● STATED GOAL:
Your task is to retype the lines from the opening of the material through the line that includes "-0.8, -0.875, -0.948];". Do not copy the pictures.

● DATA EXCERPT:
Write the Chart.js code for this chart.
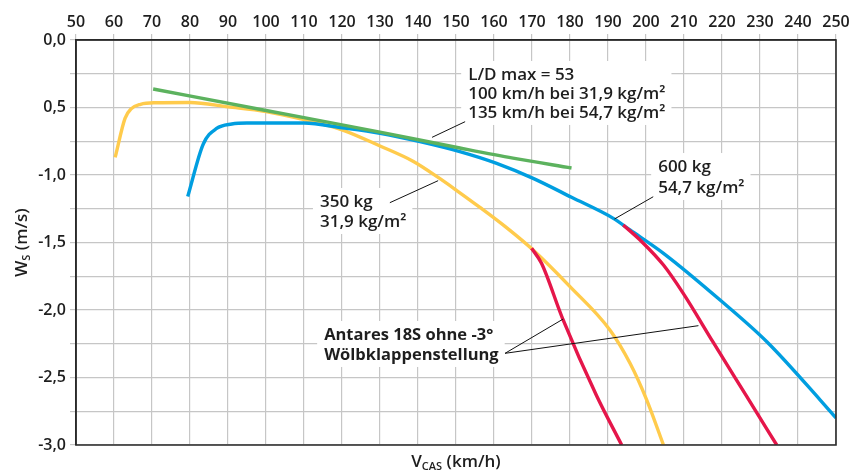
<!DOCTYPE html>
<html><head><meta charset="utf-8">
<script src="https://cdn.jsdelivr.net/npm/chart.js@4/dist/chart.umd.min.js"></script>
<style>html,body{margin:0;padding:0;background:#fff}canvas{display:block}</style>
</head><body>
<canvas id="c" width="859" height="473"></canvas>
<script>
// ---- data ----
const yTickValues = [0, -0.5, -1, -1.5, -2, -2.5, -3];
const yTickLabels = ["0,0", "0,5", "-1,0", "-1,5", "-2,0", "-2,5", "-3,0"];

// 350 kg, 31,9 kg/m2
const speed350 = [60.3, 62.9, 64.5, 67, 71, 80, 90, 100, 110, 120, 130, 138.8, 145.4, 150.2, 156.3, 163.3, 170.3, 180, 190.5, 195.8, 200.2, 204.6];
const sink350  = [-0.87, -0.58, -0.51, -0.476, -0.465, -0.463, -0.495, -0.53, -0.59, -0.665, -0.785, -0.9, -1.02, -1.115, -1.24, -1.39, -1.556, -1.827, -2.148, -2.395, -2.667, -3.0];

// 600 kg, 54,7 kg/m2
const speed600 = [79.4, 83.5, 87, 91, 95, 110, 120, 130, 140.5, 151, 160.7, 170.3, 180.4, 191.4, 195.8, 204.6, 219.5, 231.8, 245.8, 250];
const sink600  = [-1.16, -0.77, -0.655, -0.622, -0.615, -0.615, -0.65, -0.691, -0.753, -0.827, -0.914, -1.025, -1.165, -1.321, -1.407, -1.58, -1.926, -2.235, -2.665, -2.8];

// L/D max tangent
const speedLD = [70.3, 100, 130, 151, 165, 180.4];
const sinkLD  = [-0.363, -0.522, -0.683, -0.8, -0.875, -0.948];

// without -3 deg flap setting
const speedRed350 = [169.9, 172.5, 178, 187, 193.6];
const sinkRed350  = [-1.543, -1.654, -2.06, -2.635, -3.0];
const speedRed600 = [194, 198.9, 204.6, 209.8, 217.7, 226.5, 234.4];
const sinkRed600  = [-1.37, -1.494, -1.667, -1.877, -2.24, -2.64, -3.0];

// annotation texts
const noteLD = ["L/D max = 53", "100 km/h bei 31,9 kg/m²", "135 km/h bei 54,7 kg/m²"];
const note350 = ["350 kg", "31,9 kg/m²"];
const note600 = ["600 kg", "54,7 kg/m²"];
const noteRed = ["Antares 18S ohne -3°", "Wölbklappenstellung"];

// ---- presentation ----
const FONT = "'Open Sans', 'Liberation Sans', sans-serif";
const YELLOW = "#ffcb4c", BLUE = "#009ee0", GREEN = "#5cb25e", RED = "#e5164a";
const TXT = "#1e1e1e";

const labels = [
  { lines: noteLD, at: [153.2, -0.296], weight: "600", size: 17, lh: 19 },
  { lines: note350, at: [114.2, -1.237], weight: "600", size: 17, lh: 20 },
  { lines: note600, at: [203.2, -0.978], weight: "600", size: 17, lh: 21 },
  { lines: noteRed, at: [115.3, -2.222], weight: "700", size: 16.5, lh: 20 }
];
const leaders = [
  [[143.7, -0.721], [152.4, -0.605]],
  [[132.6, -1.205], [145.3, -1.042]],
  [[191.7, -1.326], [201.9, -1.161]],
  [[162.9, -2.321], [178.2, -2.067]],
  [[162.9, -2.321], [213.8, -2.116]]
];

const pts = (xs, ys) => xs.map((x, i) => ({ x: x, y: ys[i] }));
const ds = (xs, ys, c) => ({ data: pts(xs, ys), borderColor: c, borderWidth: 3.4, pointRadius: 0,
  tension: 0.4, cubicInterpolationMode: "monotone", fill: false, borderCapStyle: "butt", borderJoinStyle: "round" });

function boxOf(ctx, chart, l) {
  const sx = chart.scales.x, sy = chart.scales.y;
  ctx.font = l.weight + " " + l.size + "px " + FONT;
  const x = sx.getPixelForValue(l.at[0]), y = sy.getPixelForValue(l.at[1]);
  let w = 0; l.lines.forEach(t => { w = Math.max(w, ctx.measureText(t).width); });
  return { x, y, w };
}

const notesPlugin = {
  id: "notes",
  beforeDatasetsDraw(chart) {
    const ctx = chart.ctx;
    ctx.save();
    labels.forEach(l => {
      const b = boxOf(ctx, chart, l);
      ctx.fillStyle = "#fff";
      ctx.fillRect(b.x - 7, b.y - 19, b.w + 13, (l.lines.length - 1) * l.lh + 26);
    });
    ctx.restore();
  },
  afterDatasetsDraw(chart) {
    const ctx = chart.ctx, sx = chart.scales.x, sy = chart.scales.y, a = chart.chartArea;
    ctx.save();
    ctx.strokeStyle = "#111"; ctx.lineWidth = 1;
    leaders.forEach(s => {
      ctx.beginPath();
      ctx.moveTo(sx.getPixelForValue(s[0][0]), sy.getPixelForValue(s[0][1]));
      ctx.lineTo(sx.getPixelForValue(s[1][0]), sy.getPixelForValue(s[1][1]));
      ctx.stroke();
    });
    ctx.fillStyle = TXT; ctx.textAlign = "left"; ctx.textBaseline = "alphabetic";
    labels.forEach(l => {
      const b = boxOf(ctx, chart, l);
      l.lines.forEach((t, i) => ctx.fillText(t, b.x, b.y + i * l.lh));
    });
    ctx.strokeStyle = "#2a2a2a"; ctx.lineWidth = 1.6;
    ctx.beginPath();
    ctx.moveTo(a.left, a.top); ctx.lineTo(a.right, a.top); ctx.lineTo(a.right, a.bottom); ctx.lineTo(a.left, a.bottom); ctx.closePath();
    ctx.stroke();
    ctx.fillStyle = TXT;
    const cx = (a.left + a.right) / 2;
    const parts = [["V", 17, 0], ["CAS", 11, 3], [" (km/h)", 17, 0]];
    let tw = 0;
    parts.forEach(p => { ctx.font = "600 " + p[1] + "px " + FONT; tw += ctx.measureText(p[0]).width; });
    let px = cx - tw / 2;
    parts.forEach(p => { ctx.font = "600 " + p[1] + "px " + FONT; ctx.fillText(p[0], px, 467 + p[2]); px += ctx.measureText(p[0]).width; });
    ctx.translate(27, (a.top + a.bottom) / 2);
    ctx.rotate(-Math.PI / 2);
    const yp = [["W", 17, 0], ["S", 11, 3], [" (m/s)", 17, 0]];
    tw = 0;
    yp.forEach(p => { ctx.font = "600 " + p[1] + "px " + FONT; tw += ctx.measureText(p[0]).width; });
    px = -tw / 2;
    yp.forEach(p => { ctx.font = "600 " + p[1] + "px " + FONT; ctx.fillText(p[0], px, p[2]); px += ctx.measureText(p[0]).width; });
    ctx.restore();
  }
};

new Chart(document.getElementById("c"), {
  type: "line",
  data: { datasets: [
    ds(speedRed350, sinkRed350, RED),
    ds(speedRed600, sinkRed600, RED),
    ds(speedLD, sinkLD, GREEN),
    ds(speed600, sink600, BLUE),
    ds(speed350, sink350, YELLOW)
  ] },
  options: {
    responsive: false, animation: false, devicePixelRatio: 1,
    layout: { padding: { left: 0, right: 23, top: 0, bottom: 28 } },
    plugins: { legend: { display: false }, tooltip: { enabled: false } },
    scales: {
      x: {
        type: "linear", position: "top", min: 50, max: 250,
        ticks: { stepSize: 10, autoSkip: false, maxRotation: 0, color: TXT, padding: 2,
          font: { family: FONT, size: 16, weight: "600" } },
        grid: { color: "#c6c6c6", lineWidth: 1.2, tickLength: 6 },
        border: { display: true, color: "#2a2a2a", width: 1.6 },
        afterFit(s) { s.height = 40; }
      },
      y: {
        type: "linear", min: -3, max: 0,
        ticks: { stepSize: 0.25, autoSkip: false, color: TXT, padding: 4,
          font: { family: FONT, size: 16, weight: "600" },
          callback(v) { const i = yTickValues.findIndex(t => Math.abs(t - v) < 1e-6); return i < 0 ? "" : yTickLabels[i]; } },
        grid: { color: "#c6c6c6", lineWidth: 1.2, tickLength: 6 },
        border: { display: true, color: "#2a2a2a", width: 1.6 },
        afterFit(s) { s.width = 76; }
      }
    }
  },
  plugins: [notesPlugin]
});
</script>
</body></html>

● WRITTEN RESPONSE:
Write the Chart.js code for this chart.
<!DOCTYPE html>
<html><head><meta charset="utf-8">
<script src="https://cdn.jsdelivr.net/npm/chart.js@4/dist/chart.umd.min.js"></script>
<style>html,body{margin:0;padding:0;background:#fff}canvas{display:block}</style>
</head><body>
<canvas id="c" width="859" height="473"></canvas>
<script>
// ---- data ----
const yTickValues = [0, -0.5, -1, -1.5, -2, -2.5, -3];
const yTickLabels = ["0,0", "0,5", "-1,0", "-1,5", "-2,0", "-2,5", "-3,0"];

// 350 kg, 31,9 kg/m2
const speed350 = [60.3, 62.9, 64.5, 67, 71, 80, 90, 100, 110, 120, 130, 138.8, 145.4, 150.2, 156.3, 163.3, 170.3, 180, 190.5, 195.8, 200.2, 204.6];
const sink350  = [-0.87, -0.58, -0.51, -0.476, -0.465, -0.463, -0.495, -0.53, -0.59, -0.665, -0.785, -0.9, -1.02, -1.115, -1.24, -1.39, -1.556, -1.827, -2.148, -2.395, -2.667, -3.0];

// 600 kg, 54,7 kg/m2
const speed600 = [79.4, 83.5, 87, 91, 95, 110, 120, 130, 140.5, 151, 160.7, 170.3, 180.4, 191.4, 195.8, 204.6, 219.5, 231.8, 245.8, 250];
const sink600  = [-1.16, -0.77, -0.655, -0.622, -0.615, -0.615, -0.65, -0.691, -0.753, -0.827, -0.914, -1.025, -1.165, -1.321, -1.407, -1.58, -1.926, -2.235, -2.665, -2.8];

// L/D max tangent
const speedLD = [70.3, 100, 130, 151, 165, 180.4];
const sinkLD  = [-0.363, -0.522, -0.683, -0.8, -0.875, -0.948];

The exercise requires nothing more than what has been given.